Sunday 21st February 2021

With the warmer temperatures and lots of birds singing it certainly felt like spring. I headed to MM’s, a Dartford Warbler was calling on the walk over. Greenfinches are often tricky to see at NO but today they were displaying, wheezing and enjoying high speed chases. The sea was flat calm and quiet other than a male and female Eider heading west and two of the Slavonian Grebes showing well close in shore.

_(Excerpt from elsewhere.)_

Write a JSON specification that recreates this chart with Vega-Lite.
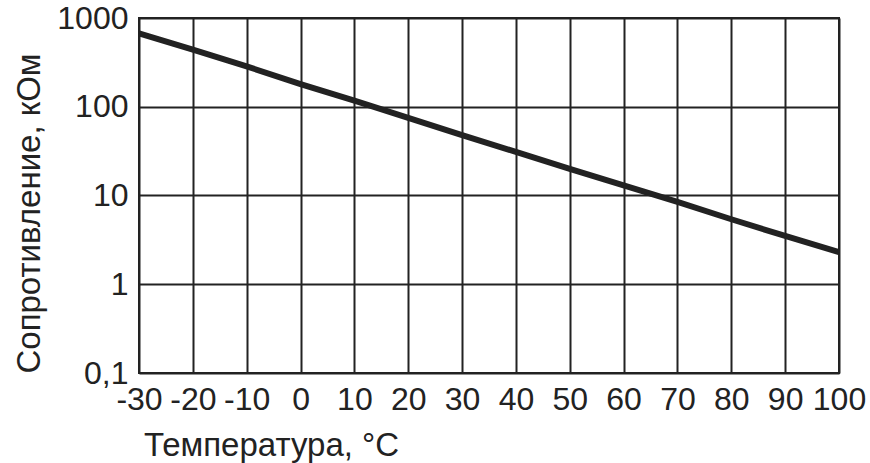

I headed back for a coffee and as I stood by the car a loud and confident but unfamiliar call set my heart racing. I managed to get onto it, a Ring-necked Parakeet! …or so I thought. The call did seem odd and the bill seemed a little large but it didn’t occur to me that it could be anything else. Ian saw my photos and heard my sound recording and having visited India several times suggested that it was the Alexandrine Parakeet which has been in the Lymington area for a decade although not seen recently. This identification was later confirmed by Nigel Jones.

Alexandrine Parakeet

On the walk to the hides I saw Redwing and Fieldfare and there was a record count for me of 21 Pochard on JV. Two thirds were males, they usually outnumber females in the UK as the females tend to travel further south to winter. There were also 14 Tufted Duck of which 8 were males. Two pairs of Lapwing were calling and displaying around B Water, around 20 pairs normally breed here.

Pochard photo by Ian Williamson

It was low tide by the time I got to the sailing club. I noticed that at least 600 Brent Geese had moved from the estuary and were feeding on the wet grassland around the scrape and the striking Pale-bellied Brent Goose was amongst them. There were five Spoonbill feeding on the flooded meadows to the north of B Water with five others in the area.


A huge flock of Dunlin (photo directly below) were resting directly opposite the Sailing Club. They looked settled and so I grabbed my hand counter, there were 1,066 in total.

Dunlin – 1066 of them

While watching from here a Peregrine suddenly appeared from the north flying straight at me before twisting and flicking to lose height and speed before swooping up almost vertically to land on the Jetty Mast just 30 yards away.  


As I headed home I stopped briefly at the Reedy Ditch where the four Russian White-fronted Geese were still present with the Brents over towards P Lane.